Peter Mayhew nie żyje. Aktor znany z "Gwiezdnych wojen" miał 74 lata
Peter Mayhew, aktor najbardziej znany z roli Chewbakki w "Gwiezdnych wojnach", nie żyje. Miał 74 lata.
03.05.2019 | aktual.: 03.05.2019 08:45
Informację o śmierci Petera Mayhew podała rodzina. Aktor zmarł 30 kwietnia w swoim domu w Teksasie w USA.
Brytyjsko-amerykański aktor wcielił się w gigantycznego wojownika Wookie w oryginalnej trylogii zapoczątkowanej w 1977 roku przez George'a Lucasa. Powrócił do roli wraz ze wznowieniem "Gwiezdnych wojen" po przejęciu marki przez Disneya wraz z premierą "Przebudzenia mocy". Aby to zrobić, musiał wstać z wózka inwalidzkiego, którym wówczas się poruszał. Pracował też przy "Ostatnim Jedi" przekazując swoją wiedzę i doświadczenie Joonasowi Sotamo, który przejął po nim rolę Chewbakki.
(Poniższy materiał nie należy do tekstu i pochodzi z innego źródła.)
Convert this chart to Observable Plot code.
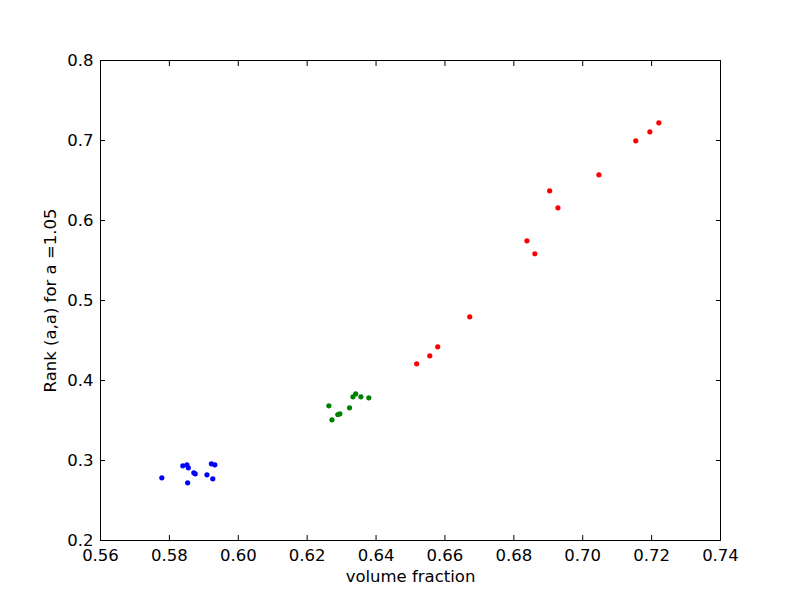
<!DOCTYPE html>
<html>
<head>
<meta charset="utf-8">
<script src="https://cdn.jsdelivr.net/npm/d3@7"></script>
<script src="https://cdn.jsdelivr.net/npm/@observablehq/plot@0.6"></script>
<style>
  html, body { margin: 0; padding: 0; background: #fff; }
</style>
</head>
<body>
<div id="chart"></div>
<script>
const blueX  = [0.5778, 0.5839, 0.5851, 0.5855, 0.5853, 0.5871, 0.5875, 0.5909, 0.5922, 0.5932, 0.5926];
const blueY  = [0.2784, 0.2934, 0.2946, 0.2909, 0.2721, 0.2846, 0.2834, 0.2821, 0.2959, 0.2946, 0.2771];
const greenX = [0.6263, 0.6272, 0.6289, 0.6295, 0.6323, 0.6333, 0.6341, 0.6356, 0.6379];
const greenY = [0.3684, 0.3509, 0.3575, 0.3584, 0.3659, 0.3796, 0.3834, 0.3796, 0.3784];
const redX   = [0.6518, 0.6556, 0.6579, 0.6672, 0.6838, 0.6861, 0.6904, 0.6928, 0.7047, 0.7154, 0.7195, 0.7221];
const redY   = [0.4209, 0.4309, 0.4421, 0.4796, 0.5746, 0.5584, 0.6371, 0.6159, 0.6571, 0.6996, 0.7109, 0.7221];
const xTicks = [0.56, 0.58, 0.60, 0.62, 0.64, 0.66, 0.68, 0.70, 0.72, 0.74];
const yTicks = [0.2, 0.3, 0.4, 0.5, 0.6, 0.7, 0.8];
const xLabel = "volume fraction";
const yLabel = "Rank (a,a) for a =1.05";

const groups = [
  {xs: blueX, ys: blueY, color: "#0000ff"},
  {xs: greenX, ys: greenY, color: "#008000"},
  {xs: redX, ys: redY, color: "#ff0000"}
];
const data = groups.flatMap(g => g.xs.map((x, i) => ({x, y: g.ys[i], c: g.color})));

const fmtX = d => d.toFixed(2);
const fmtY = d => d.toFixed(1);

const chart = Plot.plot({
  width: 800,
  height: 600,
  marginLeft: 100,
  marginRight: 80,
  marginTop: 60,
  marginBottom: 60,
  style: {fontFamily: "DejaVu Sans", fontSize: "16.5px", color: "black", background: "white"},
  x: {domain: [0.56, 0.74]},
  y: {domain: [0.2, 0.8]},
  marks: [
    Plot.dot(data, {x: "x", y: "y", fill: "c", r: 2.6}),
    Plot.axisX({ticks: xTicks, tickSize: 0, tickPadding: 9, tickFormat: fmtX, label: xLabel, labelAnchor: "center", labelArrow: "none", labelOffset: 41}),
    Plot.axisX({ticks: xTicks, tickSize: -5, text: null, label: null, stroke: "black"}),
    Plot.axisX({anchor: "top", ticks: xTicks, tickSize: -5, text: null, label: null, stroke: "black"}),
    Plot.axisY({ticks: yTicks, tickSize: 0, tickPadding: 7, tickFormat: fmtY, label: yLabel, labelAnchor: "center", labelArrow: "none", labelOffset: 56}),
    Plot.axisY({ticks: yTicks, tickSize: -5, text: null, label: null, stroke: "black"}),
    Plot.axisY({anchor: "right", ticks: yTicks, tickSize: -5, text: null, label: null, stroke: "black"}),
    Plot.frame({stroke: "black", strokeWidth: 1})
  ]
});
document.getElementById("chart").appendChild(chart);
</script>
</body>
</html>
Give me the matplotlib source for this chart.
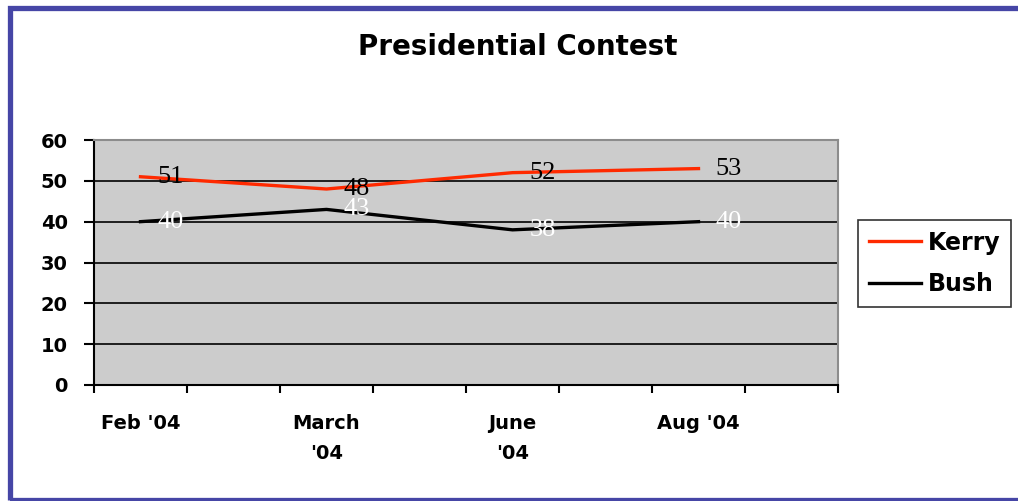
import numpy as np
import matplotlib
matplotlib.use("Agg")
import matplotlib.pyplot as plt
from matplotlib.patches import Rectangle

# Poll results (percent)
months = ["Feb '04", "March\n'04", "June\n'04", "Aug '04"]
kerry = [51, 48, 52, 53]
bush = [40, 43, 38, 40]
yticks = [0, 10, 20, 30, 40, 50, 60]

KERRY_RED = "#ff2a00"
BORDER_BLUE = "#4646a6"

fig = plt.figure(figsize=(10.18, 5.01), dpi=100)
fig.patch.set_facecolor("white")

# blue frame around the whole chart
frame = Rectangle((9.5 / 1018, 1.0 / 501), 1.2, (501 - 7.5 - 1.0) / 501,
                  transform=fig.transFigure, fill=False,
                  edgecolor=BORDER_BLUE, linewidth=3.8, zorder=0)
fig.patches.append(frame)

ax = fig.add_axes([94 / 1018, 116 / 501, 744 / 1018, 245 / 501])
ax.set_facecolor("#cccccc")

# each month occupies two category slots (every other slot is unlabeled)
x = np.arange(len(months)) * 2

ax.set_xlim(-0.5, 7.5)
ax.set_ylim(0, 60)

# horizontal grid lines
for yv in yticks[1:-1]:
    ax.axhline(yv, color="black", linewidth=1.2, zorder=1)

ax.plot(x, kerry, color=KERRY_RED, linewidth=2.4, label="Kerry", zorder=3)
ax.plot(x, bush, color="black", linewidth=2.4, label="Bush", zorder=3)

# data labels, shifted to the right of each point
for xi, k, b in zip(x, kerry, bush):
    ax.annotate(str(k), (xi, k), xytext=(21.6, 0), textcoords="offset points",
                ha="center", va="center", fontsize=19,
                family="Liberation Serif", color="black", zorder=4)
    ax.annotate(str(b), (xi, b), xytext=(21.6, 0), textcoords="offset points",
                ha="center", va="center", fontsize=19,
                family="Liberation Serif", color="white", zorder=4)

# axes styling
ax.spines["left"].set_color("black")
ax.spines["bottom"].set_color("black")
ax.spines["left"].set_linewidth(1.5)
ax.spines["bottom"].set_linewidth(1.5)
ax.spines["top"].set_color("#8c8c8c")
ax.spines["right"].set_color("#8c8c8c")
ax.spines["top"].set_linewidth(1.5)
ax.spines["right"].set_linewidth(1.5)

ax.set_yticks(yticks)
ax.set_yticklabels([str(v) for v in yticks], fontsize=14,
                   fontweight="bold", family="DejaVu Sans")
ax.tick_params(axis="y", direction="out", length=7, width=1.5, pad=12)

ax.set_xticks(x)
ax.set_xticklabels(months, fontsize=14, fontweight="bold",
                   family="DejaVu Sans", linespacing=1.75)
ax.set_xticks(np.arange(-0.5, 8, 1), minor=True)
ax.tick_params(axis="x", which="major", length=0, pad=21)
ax.tick_params(axis="x", which="minor", direction="out", length=6, width=1.5)

fig.text(518 / 1018, (501 - 47) / 501, "Presidential Contest",
         ha="center", va="center", fontsize=20, fontweight="bold",
         family="DejaVu Sans")

leg = ax.legend(loc="center left", bbox_to_anchor=(858 / 1018, 0.474),
                bbox_transform=fig.transFigure, frameon=True, fancybox=False,
                prop={"family": "DejaVu Sans", "weight": "bold", "size": 17},
                handlelength=2.2, handletextpad=0.3, borderpad=0.45,
                labelspacing=0.75, borderaxespad=0)
leg.get_frame().set_edgecolor("black")
leg.get_frame().set_linewidth(1.2)

fig.savefig("out.png", dpi=100)
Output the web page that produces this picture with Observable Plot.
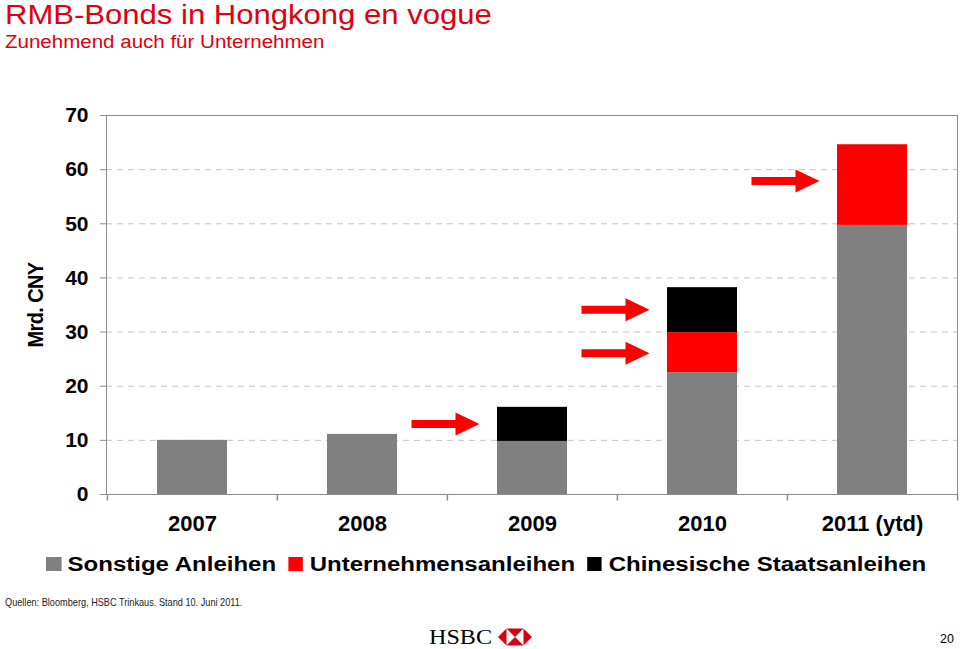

Mayhew urodził się 19 maja 1944 roku w Londynie. Przed rozpoczęciem kariery aktora pracował w szpitalu.
Po przeprowadzce do USA po latach przyjął amerykańskie obywatelstwo w 2005 roku. W kultowej gwiezdnej sadze pojawiał się pięcokrotnie, ale jako Chewbacca wystąpił też w "Muppet Show" poświęconemu filmom George'a Lucasa oraz mało znanym w Polsce "Star Wars Holiday Special".
O śmierci aktora poinformowała rodzina za pośrednictwem jego konta na Twitterze. Napisano o nim: - Peter nawiązał przyjaźnie na całe życie z innymi członkami obsady i fanami spotykanymi na imprezach filmowych, stając się częścią życia milionów ludzi. Z biegiem lat zdał sobie sprawę ze swojego wpływu, zaangażował się w działalność 501 Legionu, projektu Wounded Warrior, fundacji Make-A-Wish i innych organizacji non-profit.
Mayhew założył też własną fundację, która wspierała różnorakie cele - od pomocy ubogim rodzinom, po wysyłanie żywności potrzebującym w różnych zakątkach świata.
Harrison Ford, który wcielił się w "Gwiezdnych wojnach" w postać Hana Solo - najlepszego przyjaciela Chewbakki - powiedział w rozmowie z "The Hollywood Reporter": - Byliśmy partnerami na planie i przyjaciółmi w życiu przez ponad 30 lat i kochałem go. Włożył swoją duszę w tę postać i przyniósł fanom "Gwiezdnych wojen" sporo radości.
Aktora pożegnał też między innymi Mark Hamill - odtwórca roli Luke'a Skywalkera: - Był najdelikatniejszym z olbrzymów. Wielki człowiek z jeszcze większym sercem, któremu zawsze udawało się mnie rozśmieszyć. Lojalny przyjaciel, którego bardzo kochałem - napisał na Twitterze.